The Hatchet sports writer who wrote the “History of GW Basketball” series sold his soul to the devil in exchange for the information, Lucifer said in a press conference in hell Tuesday.

While many thought that Day Hore did all of his own research for the lengthy articles, it turns out the devil did it for him.

“I am going to collect on the agreement tomorrow,” the Dark One said. “You know, you’d think he would have asked for something better if he was going to give up his soul. Like a night of unbridled passion with Heidi Klum or something. He chose basketball. Go figure.”

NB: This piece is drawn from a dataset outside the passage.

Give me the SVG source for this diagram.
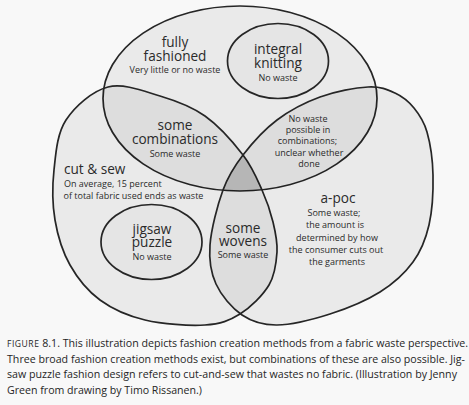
<svg xmlns="http://www.w3.org/2000/svg" width="469" height="405" viewBox="0 0 469 405">
<style>
.shape{fill:#000;fill-opacity:0.055;stroke:#262626;stroke-width:1.7}
.inner{fill:#000;fill-opacity:0.02;stroke:#262626;stroke-width:1.7}
text{font-family:"Open Sans","Liberation Sans",sans-serif;fill:#2a2a2a}
.c{text-anchor:middle}
.t{font-size:13.6px}
.s{font-size:9px}
.cap{font-size:10.2px;fill:#252525}
</style>
<defs>
<ellipse id="topE" cx="240" cy="98.5" rx="137" ry="92.5"/>
<path id="leftP" d="M108,87 C123.67,83 143.83,91.17 160,96 C176.17,100.83 191.17,106.17 205,116 C218.83,125.83 233.5,142.67 243,155 C252.5,167.33 257,178.83 262,190 C267,201.17 270.5,211.67 273,222 C275.5,232.33 277.67,241.5 277,252 C276.33,262.5 275.17,274.67 269,285 C262.83,295.33 250.67,307.33 240,314 C229.33,320.67 220.83,324 205,325 C189.17,326 162.5,324.17 145,320 C127.5,315.83 112.5,309.17 100,300 C87.5,290.83 77.5,278.33 70,265 C62.5,251.67 57.67,235.83 55,220 C52.33,204.17 52.17,186.67 54,170 C55.83,153.33 57,133.830 66,120 C75,106.17 92.33,91 108,87 Z"/>
<path id="rightP" d="M368,87 C380.5,86.33 387.33,89.5 395,93 C402.67,96.5 408.67,101.5 414,108 C419.33,114.5 423.83,120.83 427,132 C430.17,143.17 432.67,159.5 433,175 C433.33,190.5 432.33,210.5 429,225 C425.67,239.5 421.17,250.83 413,262 C404.83,273.17 393.83,283.33 380,292 C366.17,300.67 347.17,308.5 330,314 C312.83,319.5 291.67,324.83 277,325 C262.33,325.17 252.17,321.83 242,315 C231.83,308.17 221.33,295.67 216,284 C210.67,272.33 208.83,260.67 210,245 C211.17,229.33 217.5,205 223,190 C228.5,175 234,166.67 243,155 C252,143.33 264.17,129.67 277,120 C289.83,110.33 304.83,102.5 320,97 C335.17,91.5 355.5,87.67 368,87 Z"/>
<clipPath id="clipTop"><use href="#topE"/></clipPath>
<clipPath id="clipRight"><use href="#rightP"/></clipPath>
</defs>
<rect x="0" y="0" width="469" height="405" fill="#f8f8f8"/>

<g id="fully-fashioned">
<use href="#topE" class="shape"/>
<text class="c"><tspan class="t" x="175" y="46.5">fully</tspan><tspan class="t" x="175" y="61">fashioned</tspan><tspan class="s" x="175" y="72.5">Very little or no waste</tspan></text>
</g>

<g id="cut-and-sew">
<use href="#leftP" class="shape"/>
<text><tspan class="t" x="64" y="174">cut &amp; sew</tspan><tspan class="s" x="64" y="187">On average, 15 percent</tspan><tspan class="s" x="63.5" y="198.5">of total fabric used ends as waste</tspan></text>
</g>

<g id="a-poc">
<use href="#rightP" class="shape"/>
<text class="c"><tspan class="t" x="338" y="203">a-poc</tspan><tspan class="s" x="334" y="216">Some waste;</tspan><tspan class="s" x="335" y="228">the amount is</tspan><tspan class="s" x="337" y="240.5">determined by how</tspan><tspan class="s" x="336" y="252.5">the consumer cuts out</tspan><tspan class="s" x="337" y="264.5">the garments</tspan></text>
</g>

<g id="all-three">
<g clip-path="url(#clipTop)"><g clip-path="url(#clipRight)"><use href="#leftP" fill="#000" fill-opacity="0.12"/></g></g>
</g>

<g id="integral-knitting">
<ellipse class="inner" cx="278" cy="61" rx="50.5" ry="37.5"/>
<text class="c"><tspan class="t" x="278" y="54">integral</tspan><tspan class="t" x="278" y="67.5">knitting</tspan><tspan class="s" x="278" y="80.5">No waste</tspan></text>
</g>

<g id="jigsaw-puzzle">
<ellipse class="inner" cx="151.5" cy="242" rx="50.5" ry="37.5"/>
<text class="c"><tspan class="t" x="152" y="233.5">jigsaw</tspan><tspan class="t" x="152" y="247">puzzle</tspan><tspan class="s" x="152" y="260">No waste</tspan></text>
</g>

<g id="some-combinations">
<text class="c"><tspan class="t" x="175" y="130">some</tspan><tspan class="t" x="175" y="143.5">combinations</tspan><tspan class="s" x="175" y="156.5">Some waste</tspan></text>
</g>

<g id="no-waste-combinations">
<text class="c s"><tspan x="308" y="122">No waste</tspan><tspan x="308" y="132.5">possible in</tspan><tspan x="307.5" y="144">combinations;</tspan><tspan x="309" y="155.5">unclear whether</tspan><tspan x="309" y="166.5">done</tspan></text>
</g>

<g id="some-wovens">
<text class="c"><tspan class="t" x="243" y="232.5">some</tspan><tspan class="t" x="243" y="246">wovens</tspan><tspan class="s" x="243" y="258">Some waste</tspan></text>
</g>

<g id="connectors"/>

<g id="caption">
<text class="cap" x="7" y="347" textLength="461" lengthAdjust="spacingAndGlyphs"><tspan font-size="8.2" letter-spacing="0.5">FIGURE</tspan> 8.1. This illustration depicts fashion creation methods from a fabric waste perspective.</text>
<text class="cap" x="7" y="362.5" textLength="458" lengthAdjust="spacingAndGlyphs">Three broad fashion creation methods exist, but combinations of these are also possible. Jig-</text>
<text class="cap" x="7" y="378" textLength="450" lengthAdjust="spacingAndGlyphs">saw puzzle fashion design refers to cut-and-sew that wastes no fabric. (Illustration by Jenny</text>
<text class="cap" x="7" y="393.5" textLength="195" lengthAdjust="spacingAndGlyphs">Green from drawing by Timo Rissanen.)</text>
</g>
</svg>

Hore made some brief statements to the press after the devil’s announcement, saying he plans to appeal to the basketball gods.

“You didn’t really think I did all that research myself, did you?” Hore said with a demonic laugh. “Nobody has that much time.”

-Jacques Itch

GW merchandise sparks NCAA investigation

After someone found a GW jersey at Chumps’ Sports in Washington, the University and the NCAA decided to conduct an investigation into the anomaly.

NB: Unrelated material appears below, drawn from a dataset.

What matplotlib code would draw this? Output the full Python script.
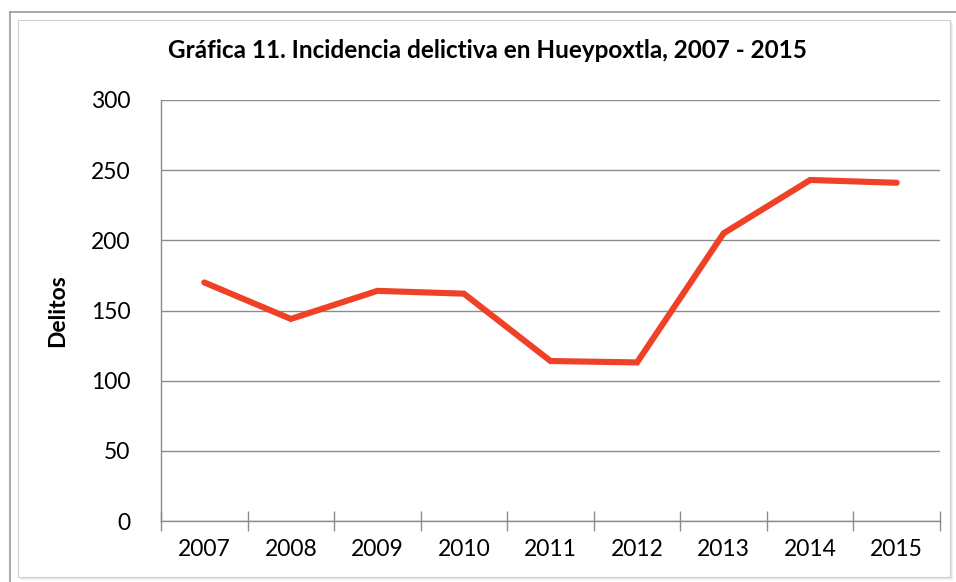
import matplotlib.pyplot as plt
from matplotlib.patches import Rectangle
from matplotlib.lines import Line2D

years = ['2007', '2008', '2009', '2010', '2011', '2012', '2013', '2014', '2015']
delitos = [170, 144, 164, 162, 114, 113, 205, 243, 241]

plt.rcParams['font.family'] = ['Lato', 'DejaVu Sans']

W, H = 956, 582
fig = plt.figure(figsize=(W / 100, H / 100), dpi=100)

# outer frame lines (pixel coords -> figure coords)
def fx(px):
    return px / W

def fy(py):
    return 1 - py / H

fig.add_artist(Line2D([fx(10), fx(10)], [fy(12), 0], color='#9a9a9a', lw=1.2))
fig.add_artist(Line2D([fx(10), 1], [fy(12), fy(12)], color='#9a9a9a', lw=1.2))

# shadowed inner box
for i, c in enumerate(['#f2f2f2', '#e6e6e6', '#dadada']):
    fig.add_artist(Rectangle((fx(18 + 3 - i), fy(577 + 3 - i)),
                             fx(932), fy(20) - fy(577),
                             facecolor=c, edgecolor='none', zorder=0))
fig.add_artist(Rectangle((fx(18), fy(577)), fx(932), fy(20) - fy(577),
                         facecolor='white', edgecolor='#d0d0d0', lw=0.8, zorder=0))

ax = fig.add_axes([161 / W, 61 / H, 779 / W, 421 / H])
ax.set_facecolor('none')

x = list(range(len(years)))
ax.plot(x, delitos, color='#EE4126', lw=4.4, solid_capstyle='round',
        solid_joinstyle='miter', zorder=3)

ax.set_xlim(-0.5, len(years) - 0.5)
ax.set_ylim(0, 300)
ax.set_yticks(range(0, 301, 50))
ax.yaxis.grid(True, color='#8c8c8c', lw=1)
ax.set_axisbelow(True)

ax.set_xticks(x)
ax.set_xticklabels(years)
ax.set_xticks([i - 0.5 for i in range(len(years) + 1)], minor=True)
ax.tick_params(axis='x', which='major', length=0, pad=13, labelsize=16.5)
ax.tick_params(axis='x', which='minor', length=15, direction='inout',
               color='#8c8c8c', width=1)
ax.tick_params(axis='y', length=0, pad=22, labelsize=16.5)

for s in ['top', 'right']:
    ax.spines[s].set_visible(False)
for s in ['left', 'bottom']:
    ax.spines[s].set_color('#8c8c8c')
    ax.spines[s].set_linewidth(1)

ax.set_ylabel('Delitos', fontweight='bold', fontsize=16.5, labelpad=16)
fig.text(fx(487), fy(50), 'Gráfica 11. Incidencia delictiva en Hueypoxtla, 2007 - 2015',
         ha='center', va='center', fontweight='bold', fontsize=17.5)

fig.savefig('out.png', dpi=100)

“We try as hard as possible to make sure no one knows who we are. No one can own anything with GW on it,” athletic director Jackoffinmy Pants said. “Whoever allowed this to happen is going to be fired.”

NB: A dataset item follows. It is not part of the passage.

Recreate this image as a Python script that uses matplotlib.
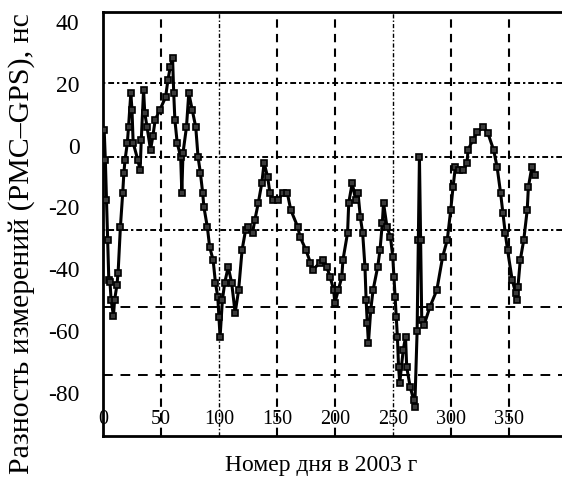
import matplotlib
matplotlib.use('Agg')
import matplotlib.pyplot as plt

# day of year 2003 and (PMC - GPS) difference, ns
days = [1, 2, 3, 4, 5, 6, 7, 9, 10, 12, 13, 15, 17, 18, 19, 21, 22, 24, 25,
        26, 30, 32, 33, 35, 36, 38, 41, 43, 45, 49, 54, 56, 58, 60, 61, 62,
        64, 67, 68, 69, 72, 74, 77, 80, 82, 84, 86, 87, 90,
        92, 95, 97, 99, 100, 101, 103, 105, 108, 111, 114, 117, 120, 123,
        125, 129, 131, 134, 137, 139, 142, 144, 147, 151, 155, 159, 162, 168,
        170, 175, 179, 181, 187, 190, 193, 196, 199, 200, 203, 206, 207, 211,
        212, 215, 218, 220, 222, 224, 226, 227, 228, 229, 231, 233, 237, 239,
        241, 242, 245, 248, 250, 251, 252, 253, 254, 255, 256, 259, 261, 262,
        265, 268, 269, 271, 272, 273, 274, 275, 277,
        282, 288, 293, 297, 300, 302, 304, 307, 311, 314, 315, 319, 323, 328,
        332, 337, 340, 343, 345, 347, 349, 353, 356, 357, 358, 360, 363, 366,
        367, 370, 373]
diff_ns = [5.1, -4.6, -17.6, -30.5, -43.4, -44.1, -49.9, -55.1, -49.9, -45.1,
           -41.2, -26.3, -15.3, -8.8, -4.6, 0.9, 6.0, 17.0, 11.5,
           0.9, -4.6, -7.9, 1.8, 18.0, 10.6, 6.0, -1.4, 3.0, 8.3, 11.5, 15.7,
           21.2, 25.4, 28.4, 17.0, 8.3, 0.9, -3.7, -15.3, -2.4, 6.0, 17.0,
           11.5, 6.0, -3.7, -8.8, -15.3, -19.8, -26.3,
           -32.8, -37.0, -44.4, -48.9, -55.4, -61.9, -49.9, -44.4, -39.2,
           -44.4, -54.1, -46.7, -33.7, -27.3, -26.3, -28.2, -24.0, -18.5,
           -12.1, -5.6, -10.1, -15.3, -17.6, -17.6, -15.3, -15.3, -20.8, -26.3,
           -29.5, -33.7, -37.9, -40.2, -37.9, -37.0, -39.2, -42.5, -46.7, -50.9,
           -46.7, -42.5, -37.0, -28.2, -18.5, -12.1, -17.6, -15.3, -23.1, -28.2,
           -39.2, -49.9, -57.3, -63.8, -53.1, -46.7, -39.2, -33.7, -25.0, -18.5,
           -26.3, -29.5, -36.0, -42.5, -48.9, -55.4, -61.9, -71.6, -76.8,
           -66.1, -61.9, -71.6, -78.0, -82.2, -84.5, -60.0, -30.5, -3.7, -30.5,
           -56.4, -58.0,
           -52.2, -46.7, -36.0, -30.5, -20.8, -13.4, -6.9, -7.9, -7.9, -5.6,
           -1.4, 1.8, 4.4, 6.0, 4.1, -1.4, -6.9, -15.3, -21.8, -28.2, -33.7,
           -43.4, -47.6, -49.9, -45.7, -37.0, -30.5, -20.8, -13.4, -6.9, -9.5]

x_ticks = [0, 50, 100, 150, 200, 250, 300, 350]
y_ticks = [40, 20, 0, -20, -40, -60, -80]
# grid lines of the scanned figure do not sit on the tick labels
h_grid = [20.2, -3.6, -27.3, -52.1, -74.2]

plt.rcParams['font.family'] = ['Liberation Serif', 'DejaVu Serif']
plt.rcParams['axes.unicode_minus'] = False

fig = plt.figure(figsize=(5.62, 4.86), dpi=100)
ax = fig.add_axes([0.1833, 0.1029, 0.8167, 0.8724])

ax.set_xlim(0, 396)
ax.set_ylim(-93.9, 43.2)

# vertical grid
for d in x_ticks[1:]:
    if d in (100, 250):
        ax.axvline(d, color='black', lw=1.0, dashes=(3, 1.5, 1, 1.5), zorder=1)
    else:
        ax.axvline(d, color='black', lw=1.5, dashes=(4, 3), zorder=1)

# horizontal grid
for i, v in enumerate(h_grid):
    if i < 3:
        ax.axhline(v, color='black', lw=1.4, dashes=(1.2, 1.5, 3, 1.5), zorder=1)
    else:
        ax.axhline(v, color='black', lw=1.4, dashes=(5, 4), zorder=1)

ax.plot(days, diff_ns, color='black', lw=2.2, marker='s', ms=4.2,
        mfc='#3a3a3a', mec='black', mew=1.2, zorder=3)

ax.set_xticks(x_ticks)
ax.set_yticks(y_ticks)
ax.set_xticklabels([str(t) for t in x_ticks], fontsize=14.5)
ax.set_yticklabels([str(t) for t in y_ticks], fontsize=17)
ax.tick_params(axis='x', length=0, pad=-19)
ax.tick_params(axis='y', length=0, pad=17)

for side in ('top', 'left', 'bottom'):
    ax.spines[side].set_linewidth(2)
ax.spines['right'].set_visible(False)

ax.set_ylabel('Разность измерений (PMC–GPS), нс', fontsize=21.5)
ax.yaxis.set_label_coords(-0.148, 0.455, transform=ax.transAxes)
ax.set_xlabel('Номер дня в 2003 г', fontsize=17)
ax.xaxis.set_label_coords(0.475, -0.045, transform=ax.transAxes)
ax.xaxis.label.set_va('top')

fig.savefig('out.png', dpi=100)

The jersey had the number of walk-on Damnyou Snoring on its back, so some suspect he planted the shirt there because he is a total loser.

-Scratchin Balz

Candyland team kicks some candy asses

GW’s varsity Candyland team improved its undefeated record this season by beating an elementary school class in Nantucket, Mass.

“Yeah, those little pansies couldn’t handle our Candyland skills, man,” team captain Ihav Nolife said. “We wrecked them.”

The team puts its record on the line a few days from now when it takes on a team from Florida State. Many analysts say some of the elementary schools had more intelligent teams.

-Soop R. Wedgie

SPCA cites women’s soccer team for violation

The GW women’s soccer team used a cute little puppy instead of a soccer ball for one of its home matches last season, prompting the Society for Prevention of Cruelty to Animals to file criminal charges.

“It pissed all over our uniforms before the game,” GW player Wortha Nickel said. “It got exactly what it deserved.”

GW won the game against James Madison Oct. 13 by a score of 20-0 partly because the other team was horrified by GW’s treatment of the puppy. But offense was no easy task for the Colonial women either.

“Puppies don’t travel very far when you kick them. You really have to put your foot into it,” Cutie McKillin said. “It meant a little blood on the spikes, but we won, right?”

-E. Lastic

Coach was confused when he took GW position

GW men’s basketball head coach Rum Blenders said in an interview yesterday that he thought he was taking the head coaching position at Georgetown when he accepted the job at the top of GW’s program.

“Hey, they both have George in them,” Blenders said. “It’s an honest mistake.”